• WHAT THE TASK ASKS
Go through the records below from the first line and print each one exactly, stopping after the line that contains "plt.rcParams['font.family'] = ['Liberation". Do not print pictures or anything past that line.

------------------------------------------------------------------------

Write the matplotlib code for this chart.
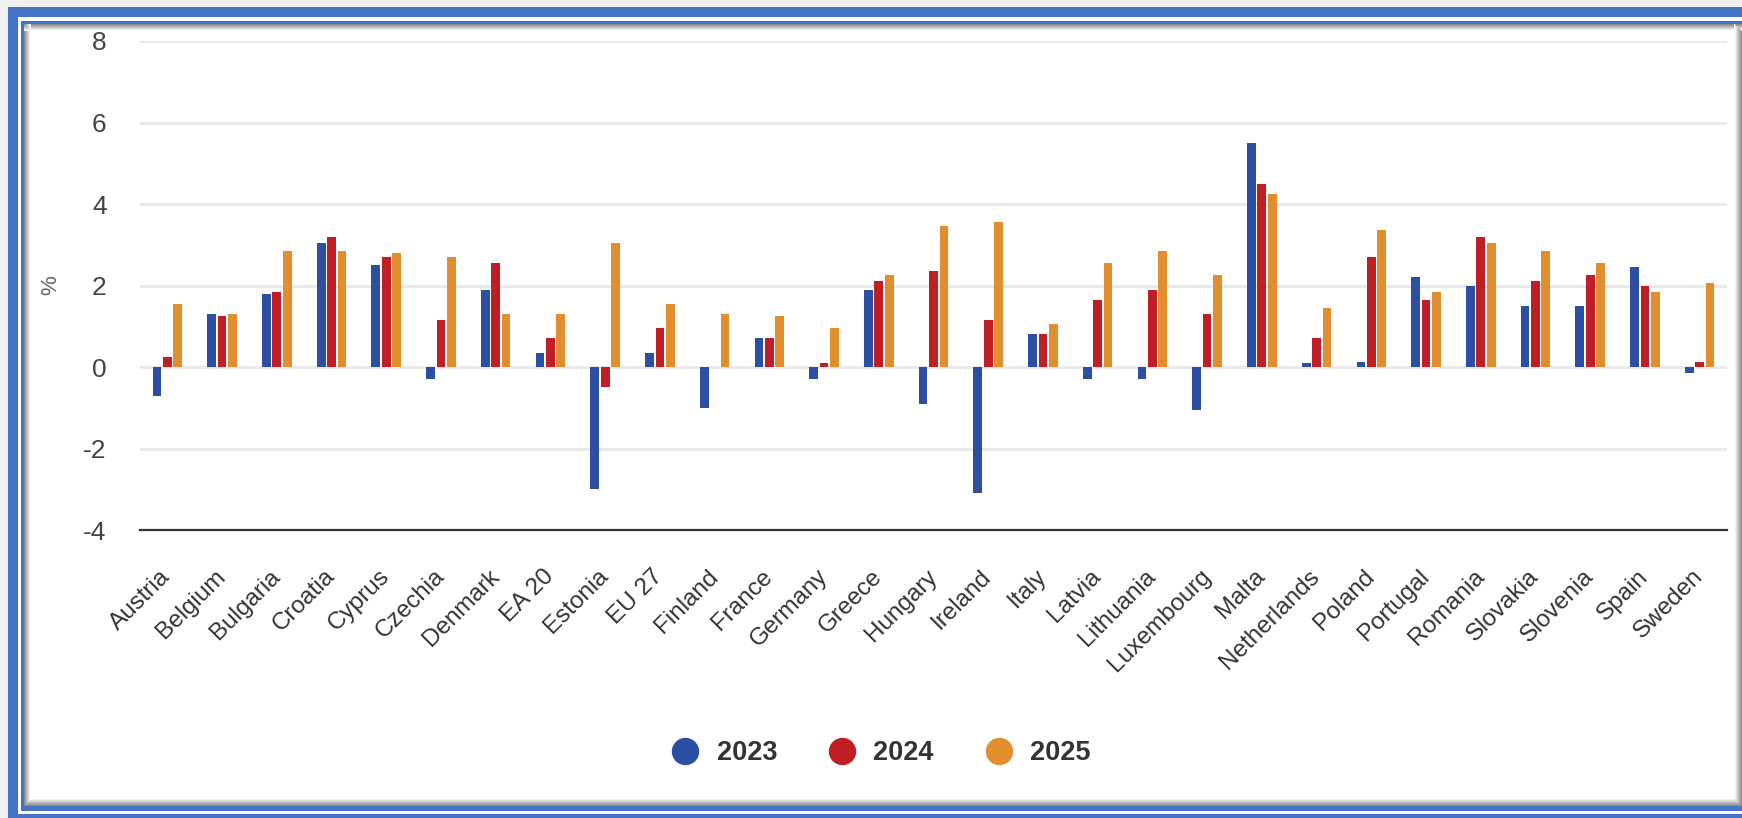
import numpy as np
import matplotlib
matplotlib.use('Agg')
import matplotlib.pyplot as plt
from matplotlib.patches import Rectangle
from matplotlib.lines import Line2D

plt.rcParams['font.family'] = ['Liberation Sans', 'DejaVu Sans']

# Dados (crescimento do PIB, %)
countries = ['Austria', 'Belgium', 'Bulgaria', 'Croatia', 'Cyprus', 'Czechia',
             'Denmark', 'EA 20', 'Estonia', 'EU 27', 'Finland', 'France',
             'Germany', 'Greece', 'Hungary', 'Ireland', 'Italy', 'Latvia',
             'Lithuania', 'Luxembourg', 'Malta', 'Netherlands', 'Poland',
             'Portugal', 'Romania', 'Slovakia', 'Slovenia', 'Spain', 'Sweden']

g2023 = [-0.7, 1.3, 1.8, 3.05, 2.5, -0.3, 1.9, 0.35, -3.0, 0.35, -1.0, 0.7,
         -0.3, 1.9, -0.9, -3.1, 0.8, -0.3, -0.3, -1.05, 5.5, 0.1, 0.12,
         2.2, 2.0, 1.5, 1.5, 2.45, -0.15]
g2024 = [0.25, 1.25, 1.85, 3.2, 2.7, 1.15, 2.55, 0.7, -0.5, 0.95, 0.0, 0.7,
         0.1, 2.1, 2.35, 1.15, 0.8, 1.65, 1.9, 1.3, 4.5, 0.7, 2.7,
         1.65, 3.2, 2.1, 2.25, 2.0, 0.12]
g2025 = [1.55, 1.3, 2.85, 2.85, 2.8, 2.7, 1.3, 1.3, 3.05, 1.55, 1.3, 1.25,
         0.95, 2.25, 3.45, 3.55, 1.05, 2.55, 2.85, 2.25, 4.25, 1.45, 3.35,
         1.85, 3.05, 2.85, 2.55, 1.85, 2.05]

years = ['2023', '2024', '2025']
colors = ['#2c4fa3', '#bf1e24', '#e08e2e']
series = [g2023, g2024, g2025]

W, H = 1742, 818
fig = plt.figure(figsize=(W / 100, H / 100), dpi=100)
fig.patch.set_facecolor('#f0f0f0')


def px_rect(x0, y0, x1, y1, color):
    # retângulo em pixels (origem no topo à esquerda)
    r = Rectangle((x0 / W, 1 - y1 / H), (x1 - x0) / W, (y1 - y0) / H,
                  transform=fig.transFigure, facecolor=color,
                  edgecolor='none', zorder=-10)
    fig.add_artist(r)


# moldura azul dupla
px_rect(8, 7, W + 5, H + 5, '#4472c4')
px_rect(18, 17, W + 5, 813.5, 'white')
px_rect(21, 21, W + 5, 810.5, '#4472c4')
px_rect(24, 24, W + 5, 806, 'white')

# sombra interna do painel
for i in range(7):
    g = 0.55 + 0.45 * i / 6
    c = (g, g, g)
    px_rect(24 + i, 24, 25 + i, 806, c)
    px_rect(24, 24 + i, W + 5, 25 + i, c)
for i in range(8):
    g = 1.0 - 0.45 * i / 7
    c = (g, g, g)
    px_rect(1734 + i, 24 + i, 1735 + i, 806, c)
    px_rect(24 + 8 - i, 798 + i, 1734 + i, 799 + i, c)

ax = fig.add_axes([140 / W, 1 - 530 / H, (1727 - 140) / W, (530 - 41) / H])
ax.set_facecolor('none')

x = np.arange(len(countries))
offsets = [-0.19, 0.0, 0.19]
for vals, off, col in zip(series, offsets, colors):
    ax.bar(x + off, vals, width=0.16, color=col, linewidth=0, zorder=3)

ax.set_xlim(-0.5, len(countries) - 0.5)
ax.set_ylim(-4, 8)
ax.set_yticks([-4, -2, 0, 2, 4, 6, 8])
ax.set_yticklabels(['-4', '-2', '0', '2', '4', '6', '8'])
ax.grid(axis='y', color='#e8e8e8', linewidth=2.0, zorder=0)
ax.set_axisbelow(True)

for s in ['top', 'right', 'left']:
    ax.spines[s].set_visible(False)
ax.spines['bottom'].set_color('#333333')
ax.spines['bottom'].set_linewidth(1.6)
ax.spines['bottom'].set_zorder(4)

ax.tick_params(axis='y', length=0, pad=24, labelsize=19, labelcolor='#444444')
ax.tick_params(axis='x', length=0, pad=31, labelsize=17.5, labelcolor='#333333')
ax.set_xticks(x)
ax.set_xticklabels(countries, rotation=45, ha='right', va='center',
                   rotation_mode='anchor')

ax.set_ylabel('%', fontsize=16, color='#666666')
ax.yaxis.set_label_coords((61 - 140) / 1587, 0.5)

handles = [Line2D([], [], marker='o', linestyle='', markersize=18.7,
                  markerfacecolor=c, markeredgecolor=c) for c in colors]
fig.legend(handles, years, loc='center', bbox_to_anchor=(881 / W, 1 - 753 / H),
           ncol=3, frameon=False, handlelength=1.0, handletextpad=0.65,
           columnspacing=1.9, borderpad=0,
           prop={'size': 19.5, 'weight': 'bold'}, labelcolor='#333333')

fig.savefig('out.png', dpi=100, facecolor=fig.get_facecolor())
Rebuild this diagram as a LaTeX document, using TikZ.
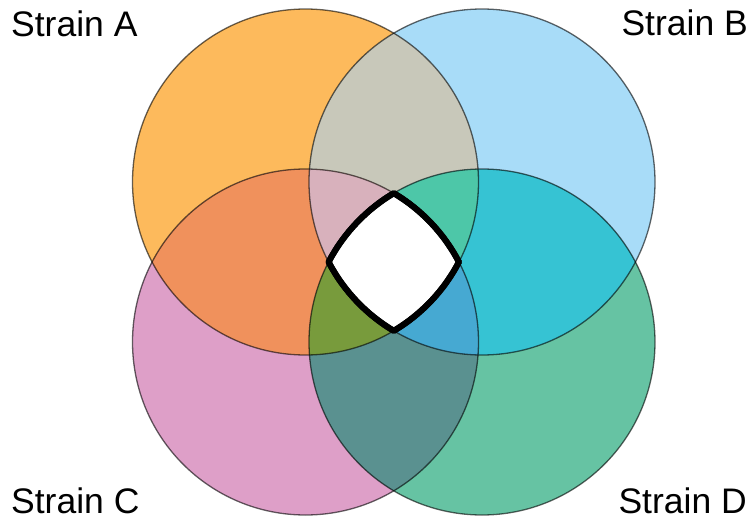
\documentclass[tikz,border=0pt]{standalone}
\usepackage{fontspec}
\setmainfont{Liberation Sans}
\definecolor{colA}{RGB}{253,186,92}
\definecolor{colB}{RGB}{168,220,248}
\definecolor{colC}{RGB}{222,159,200}
\definecolor{colD}{RGB}{102,195,163}
\definecolor{colAB}{RGB}{200,200,186}
\definecolor{colAC}{RGB}{240,145,92}
\definecolor{colBD}{RGB}{54,195,211}
\definecolor{colCD}{RGB}{90,145,144}
\definecolor{colABC}{RGB}{216,177,188}
\definecolor{colABD}{RGB}{77,199,168}
\definecolor{colACD}{RGB}{120,155,60}
\definecolor{colBCD}{RGB}{70,169,210}
\tikzset{
  ring/.style={draw=black, draw opacity=0.6, line width=1.3pt},
  coreline/.style={draw=black, line width=6pt, line join=round},
  strainlabel/.style={inner sep=0pt, font=\fontsize{35.5}{40}\selectfont}
}
\begin{document}
\begin{tikzpicture}[x=1pt,y=-1pt]
\useasboundingbox (0,0) rectangle (753,522);
\fill[white] (0,0) rectangle (753,522);
\def\cA{(305.5,182) circle (173)}
\def\cB{(482,182) circle (173)}
\def\cC{(305.5,342) circle (173)}
\def\cD{(482,342) circle (173)}
% single sets
\fill[colA] \cA;
\fill[colB] \cB;
\fill[colC] \cC;
\fill[colD] \cD;
% pairs
\begin{scope}\clip \cA; \fill[colAB] \cB; \fill[colAC] \cC; \end{scope}
\begin{scope}\clip \cD; \fill[colBD] \cB; \fill[colCD] \cC; \end{scope}
% triples
\begin{scope}\clip \cA; \clip \cB; \fill[colABC] \cC; \fill[colABD] \cD; \end{scope}
\begin{scope}\clip \cC; \clip \cD; \fill[colACD] \cA; \fill[colBCD] \cB; \end{scope}
% all four
\coordinate (L) at (328.61,262);
\path[fill=white, coreline] (L)
  arc[start angle=207.54, end angle=239.33, radius=173]
  arc[start angle=300.67, end angle=332.46, radius=173]
  arc[start angle=27.54, end angle=59.33, radius=173]
  arc[start angle=120.67, end angle=152.46, radius=173] -- cycle;
% outlines
\node[circle, minimum size=346pt, ring, inner sep=0pt] (A) at (305.5,182) {};
\node[circle, minimum size=346pt, ring, inner sep=0pt] (B) at (482,182) {};
\node[circle, minimum size=346pt, ring, inner sep=0pt] (C) at (305.5,342) {};
\node[circle, minimum size=346pt, ring, inner sep=0pt] (D) at (482,342) {};
\path[coreline] (L)
  arc[start angle=207.54, end angle=239.33, radius=173]
  arc[start angle=300.67, end angle=332.46, radius=173]
  arc[start angle=27.54, end angle=59.33, radius=173]
  arc[start angle=120.67, end angle=152.46, radius=173] -- cycle;
% labels
\node[strainlabel, anchor=base west] (la) at (11,36) {Strain A};
\node[strainlabel, anchor=base east] (lb) at (748,35) {Strain B};
\node[strainlabel, anchor=base west] (lc) at (11,513) {Strain C};
\node[strainlabel, anchor=base east] (ld) at (747,513) {Strain D};
\end{tikzpicture}
\end{document}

------------------------------------------------------------------------

• THE RESULT
Write the matplotlib code for this chart.
import numpy as np
import matplotlib
matplotlib.use('Agg')
import matplotlib.pyplot as plt
from matplotlib.patches import Rectangle
from matplotlib.lines import Line2D

plt.rcParams['font.family'] = ['Liberation Sans', 'DejaVu Sans']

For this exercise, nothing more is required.